As millions of copies of the issue sold out before dawn Wednesday in Paris, it went on display in front of the journalism museum in Washington, D.C.
CNBC reports copies of the magazine have already appeared on eBay, selling for 100,000 euros ($117,839) after the initial print run sold out.
The issue, which depicts a tearful Prophet Muhammad, joins 80 issues of newspaper front pages from around the world printed for public display every day outside the Newseum.
On the cover, the Prophet Muhammad is seen with the words, “All is Forgiven,” written in French above his head.

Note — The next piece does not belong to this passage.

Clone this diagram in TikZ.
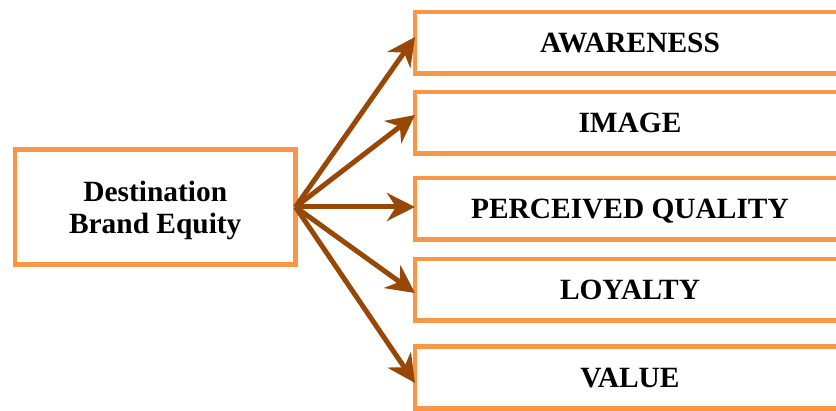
\documentclass[tikz,border=0pt]{standalone}
\usepackage{fontspec}
\setmainfont{Liberation Serif}
\usetikzlibrary{arrows.meta,calc}
\definecolor{boxorange}{HTML}{F79646}
\definecolor{arrowbrown}{HTML}{974806}
\begin{document}
\begin{tikzpicture}[x=1pt,y=1pt,
  box/.style={draw=boxorange, line width=4.5pt, fill=white, outer sep=0pt, inner sep=0pt,
    font=\fontsize{29.4}{32}\selectfont\bfseries},
  cat/.style={box, minimum width=430pt, minimum height=61.5pt, text height=19.5pt, text depth=0pt},
  arr/.style={draw=arrowbrown, line width=5pt, -{Stealth[length=28pt,width=28pt,inset=9pt]}}]
\useasboundingbox (0,0) rectangle (836,410);
\clip (0,0) rectangle (836,410);
\node[box, minimum width=280.5pt, minimum height=115pt, align=center, text depth=0pt] (src) at (155.25,203) {Destination\\Brand Equity};
\node[cat] (b1) at (630,367) {AWARENESS};
\node[cat] (b2) at (630,287) {IMAGE};
\node[cat] (b3) at (630,201) {PERCEIVED QUALITY};
\node[cat] (b4) at (630,120) {LOYALTY};
\node[cat] (b5) at (630,32.5) {VALUE};
\coordinate (t1) at ($(b1.west)+(0,6)$);
\coordinate (t2) at ($(b2.west)+(0,8)$);
\coordinate (t3) at ($(b3.west)+(0,2)$);
\coordinate (t4) at ($(b4.west)+(0,-3)$);
\coordinate (t5) at ($(b5.west)+(0,-5.5)$);
\foreach \t in {t1,t2,t3,t4,t5}
  \draw[arr] (src.east) -- (\t);
\end{tikzpicture}
\end{document}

“There is a reaction by some who say it is an insult and shouldn’t be published because it’s blasphemy,” explains Newseum spokesman Gene Policinski.
According to Policinski, the goal of the Newseum was not to provoke or offend.

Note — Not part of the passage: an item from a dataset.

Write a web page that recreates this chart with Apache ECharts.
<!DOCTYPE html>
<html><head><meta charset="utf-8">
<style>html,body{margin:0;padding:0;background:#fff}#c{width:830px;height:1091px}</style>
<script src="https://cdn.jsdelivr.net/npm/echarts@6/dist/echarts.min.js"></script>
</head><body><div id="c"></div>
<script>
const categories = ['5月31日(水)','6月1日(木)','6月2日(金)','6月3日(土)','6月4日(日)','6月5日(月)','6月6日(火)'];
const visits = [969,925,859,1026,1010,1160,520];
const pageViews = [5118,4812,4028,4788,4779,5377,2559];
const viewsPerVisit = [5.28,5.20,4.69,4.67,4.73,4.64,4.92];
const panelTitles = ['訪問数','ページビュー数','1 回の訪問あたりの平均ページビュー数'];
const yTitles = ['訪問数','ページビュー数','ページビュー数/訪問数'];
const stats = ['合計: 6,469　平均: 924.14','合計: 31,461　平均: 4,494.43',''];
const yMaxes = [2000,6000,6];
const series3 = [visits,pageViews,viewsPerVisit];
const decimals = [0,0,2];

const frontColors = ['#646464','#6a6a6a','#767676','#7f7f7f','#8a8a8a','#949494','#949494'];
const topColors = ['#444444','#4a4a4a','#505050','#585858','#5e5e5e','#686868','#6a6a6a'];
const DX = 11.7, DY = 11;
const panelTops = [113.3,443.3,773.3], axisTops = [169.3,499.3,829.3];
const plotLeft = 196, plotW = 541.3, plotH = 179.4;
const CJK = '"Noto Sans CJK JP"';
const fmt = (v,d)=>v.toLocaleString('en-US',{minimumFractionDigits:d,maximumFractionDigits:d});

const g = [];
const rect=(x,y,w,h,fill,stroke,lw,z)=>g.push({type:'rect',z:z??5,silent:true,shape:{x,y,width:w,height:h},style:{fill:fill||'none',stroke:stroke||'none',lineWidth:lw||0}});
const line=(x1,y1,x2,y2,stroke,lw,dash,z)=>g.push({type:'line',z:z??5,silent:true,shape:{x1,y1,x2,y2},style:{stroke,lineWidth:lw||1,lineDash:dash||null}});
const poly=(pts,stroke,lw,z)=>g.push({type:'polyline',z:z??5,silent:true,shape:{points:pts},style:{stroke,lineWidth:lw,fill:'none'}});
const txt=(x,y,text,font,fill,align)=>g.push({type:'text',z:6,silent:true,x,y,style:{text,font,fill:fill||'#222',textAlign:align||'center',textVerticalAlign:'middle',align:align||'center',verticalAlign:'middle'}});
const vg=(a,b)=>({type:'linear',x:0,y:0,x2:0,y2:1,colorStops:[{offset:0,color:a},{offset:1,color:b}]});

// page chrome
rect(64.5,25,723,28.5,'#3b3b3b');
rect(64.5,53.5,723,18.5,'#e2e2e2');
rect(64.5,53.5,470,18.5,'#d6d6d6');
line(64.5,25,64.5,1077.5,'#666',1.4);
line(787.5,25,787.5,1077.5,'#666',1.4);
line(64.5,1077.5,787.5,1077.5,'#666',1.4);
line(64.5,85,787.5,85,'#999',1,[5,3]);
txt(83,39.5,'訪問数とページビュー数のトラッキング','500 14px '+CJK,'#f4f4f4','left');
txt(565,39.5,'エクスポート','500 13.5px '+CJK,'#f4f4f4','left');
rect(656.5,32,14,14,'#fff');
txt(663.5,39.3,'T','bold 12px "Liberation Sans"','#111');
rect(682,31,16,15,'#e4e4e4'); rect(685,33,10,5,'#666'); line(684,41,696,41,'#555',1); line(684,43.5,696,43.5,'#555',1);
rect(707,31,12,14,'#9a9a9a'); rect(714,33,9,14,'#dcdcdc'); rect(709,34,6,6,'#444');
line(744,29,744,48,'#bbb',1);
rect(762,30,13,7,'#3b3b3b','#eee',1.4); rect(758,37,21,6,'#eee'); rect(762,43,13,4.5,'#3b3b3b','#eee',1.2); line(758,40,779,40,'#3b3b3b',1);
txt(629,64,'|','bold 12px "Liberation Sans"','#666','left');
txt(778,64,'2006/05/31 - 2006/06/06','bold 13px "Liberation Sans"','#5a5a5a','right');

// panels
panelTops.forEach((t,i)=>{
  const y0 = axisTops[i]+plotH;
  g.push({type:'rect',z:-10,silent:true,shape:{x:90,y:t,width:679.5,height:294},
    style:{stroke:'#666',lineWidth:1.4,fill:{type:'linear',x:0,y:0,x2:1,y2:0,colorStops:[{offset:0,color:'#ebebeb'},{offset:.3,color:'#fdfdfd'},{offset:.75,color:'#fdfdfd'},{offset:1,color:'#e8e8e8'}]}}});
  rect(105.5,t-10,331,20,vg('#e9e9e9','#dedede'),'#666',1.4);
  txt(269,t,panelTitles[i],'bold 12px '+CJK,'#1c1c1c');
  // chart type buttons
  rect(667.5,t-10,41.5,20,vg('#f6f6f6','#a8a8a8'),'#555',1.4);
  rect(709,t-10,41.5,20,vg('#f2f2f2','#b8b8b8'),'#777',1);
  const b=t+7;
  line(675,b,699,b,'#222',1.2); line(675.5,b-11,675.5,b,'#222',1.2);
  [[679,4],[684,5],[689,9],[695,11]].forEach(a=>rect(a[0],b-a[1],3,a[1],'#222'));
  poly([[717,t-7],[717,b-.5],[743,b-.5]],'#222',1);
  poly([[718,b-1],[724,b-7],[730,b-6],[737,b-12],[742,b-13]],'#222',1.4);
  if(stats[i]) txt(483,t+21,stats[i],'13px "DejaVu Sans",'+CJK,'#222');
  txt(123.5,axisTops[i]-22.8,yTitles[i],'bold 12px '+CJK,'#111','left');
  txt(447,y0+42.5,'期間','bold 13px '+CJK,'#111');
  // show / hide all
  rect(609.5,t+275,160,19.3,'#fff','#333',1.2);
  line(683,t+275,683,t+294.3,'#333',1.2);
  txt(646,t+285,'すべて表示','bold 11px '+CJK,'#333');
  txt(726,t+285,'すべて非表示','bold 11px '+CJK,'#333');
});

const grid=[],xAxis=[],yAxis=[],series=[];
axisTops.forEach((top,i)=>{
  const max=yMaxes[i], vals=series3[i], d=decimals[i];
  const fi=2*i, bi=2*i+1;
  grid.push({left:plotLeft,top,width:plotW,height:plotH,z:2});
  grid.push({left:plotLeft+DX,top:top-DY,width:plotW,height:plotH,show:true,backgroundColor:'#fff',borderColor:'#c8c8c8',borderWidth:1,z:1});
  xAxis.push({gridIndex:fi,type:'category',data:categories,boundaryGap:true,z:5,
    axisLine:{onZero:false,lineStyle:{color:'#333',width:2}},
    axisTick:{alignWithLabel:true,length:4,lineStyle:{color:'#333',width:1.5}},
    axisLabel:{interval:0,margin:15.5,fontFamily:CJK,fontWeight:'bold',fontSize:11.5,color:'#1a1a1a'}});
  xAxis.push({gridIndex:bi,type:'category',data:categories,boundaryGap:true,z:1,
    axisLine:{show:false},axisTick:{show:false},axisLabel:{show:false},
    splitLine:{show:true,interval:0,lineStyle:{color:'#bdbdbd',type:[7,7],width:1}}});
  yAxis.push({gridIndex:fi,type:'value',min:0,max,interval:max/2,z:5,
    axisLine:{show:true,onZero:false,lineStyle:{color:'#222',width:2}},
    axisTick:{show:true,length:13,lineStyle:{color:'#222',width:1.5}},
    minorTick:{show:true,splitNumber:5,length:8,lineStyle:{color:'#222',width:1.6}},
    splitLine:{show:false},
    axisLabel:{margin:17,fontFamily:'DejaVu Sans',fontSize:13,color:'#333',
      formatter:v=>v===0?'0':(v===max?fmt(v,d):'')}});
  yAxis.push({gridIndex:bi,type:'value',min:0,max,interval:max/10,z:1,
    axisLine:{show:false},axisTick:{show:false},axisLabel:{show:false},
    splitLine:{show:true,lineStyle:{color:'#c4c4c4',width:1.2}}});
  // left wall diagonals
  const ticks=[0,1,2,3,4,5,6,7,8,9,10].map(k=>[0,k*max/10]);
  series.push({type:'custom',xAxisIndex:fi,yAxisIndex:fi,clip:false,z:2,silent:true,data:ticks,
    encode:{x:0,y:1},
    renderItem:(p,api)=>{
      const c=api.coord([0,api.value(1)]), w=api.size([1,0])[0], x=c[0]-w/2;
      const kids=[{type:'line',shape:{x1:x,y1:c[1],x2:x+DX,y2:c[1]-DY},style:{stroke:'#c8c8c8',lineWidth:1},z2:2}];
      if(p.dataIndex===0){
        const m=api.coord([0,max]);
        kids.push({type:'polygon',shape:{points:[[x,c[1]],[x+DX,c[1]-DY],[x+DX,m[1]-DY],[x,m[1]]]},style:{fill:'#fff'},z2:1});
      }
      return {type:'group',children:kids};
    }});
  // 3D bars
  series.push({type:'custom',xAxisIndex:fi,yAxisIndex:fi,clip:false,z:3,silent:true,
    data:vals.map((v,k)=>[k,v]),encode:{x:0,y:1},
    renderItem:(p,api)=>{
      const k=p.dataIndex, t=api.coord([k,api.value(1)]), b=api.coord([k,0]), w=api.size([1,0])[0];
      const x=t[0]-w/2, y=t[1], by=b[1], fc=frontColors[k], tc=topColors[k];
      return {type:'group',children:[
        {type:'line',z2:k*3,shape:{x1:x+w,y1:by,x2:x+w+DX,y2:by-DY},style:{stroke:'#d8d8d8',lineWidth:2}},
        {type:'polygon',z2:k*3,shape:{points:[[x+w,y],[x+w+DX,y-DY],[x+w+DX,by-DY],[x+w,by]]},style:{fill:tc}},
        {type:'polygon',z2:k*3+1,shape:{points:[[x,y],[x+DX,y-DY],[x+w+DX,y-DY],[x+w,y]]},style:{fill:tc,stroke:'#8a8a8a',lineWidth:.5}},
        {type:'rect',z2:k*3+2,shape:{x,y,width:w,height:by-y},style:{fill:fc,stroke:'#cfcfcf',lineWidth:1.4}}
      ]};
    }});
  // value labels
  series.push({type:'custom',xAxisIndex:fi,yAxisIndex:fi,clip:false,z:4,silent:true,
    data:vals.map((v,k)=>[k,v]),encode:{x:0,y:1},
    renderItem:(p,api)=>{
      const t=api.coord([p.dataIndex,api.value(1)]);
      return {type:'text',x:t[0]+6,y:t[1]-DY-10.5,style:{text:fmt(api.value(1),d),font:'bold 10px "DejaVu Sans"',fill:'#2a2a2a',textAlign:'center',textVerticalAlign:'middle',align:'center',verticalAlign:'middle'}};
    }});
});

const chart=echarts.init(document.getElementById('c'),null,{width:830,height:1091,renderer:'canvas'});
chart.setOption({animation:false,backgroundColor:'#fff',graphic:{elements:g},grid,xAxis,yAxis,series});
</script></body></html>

“I think people will distinguish between an intention to insult and just conveying the news to people who need to see it,” he says.
The cover of the Charlie Hebdo issue is on display, outside, along busy Pennsylvania Avenue.
The core of the Charlie Hebdo staff was killed a week ago when gunmen stormed its offices, killing 12 people and igniting three days of bloodshed around Paris. The attacks ended Friday when security forces killed all three gunmen involved.
The new issue of Charlie Hebdo was put out by surviving employees working in borrowed offices.
The front pages display at the Newseum is changed out every morning, says Policinski.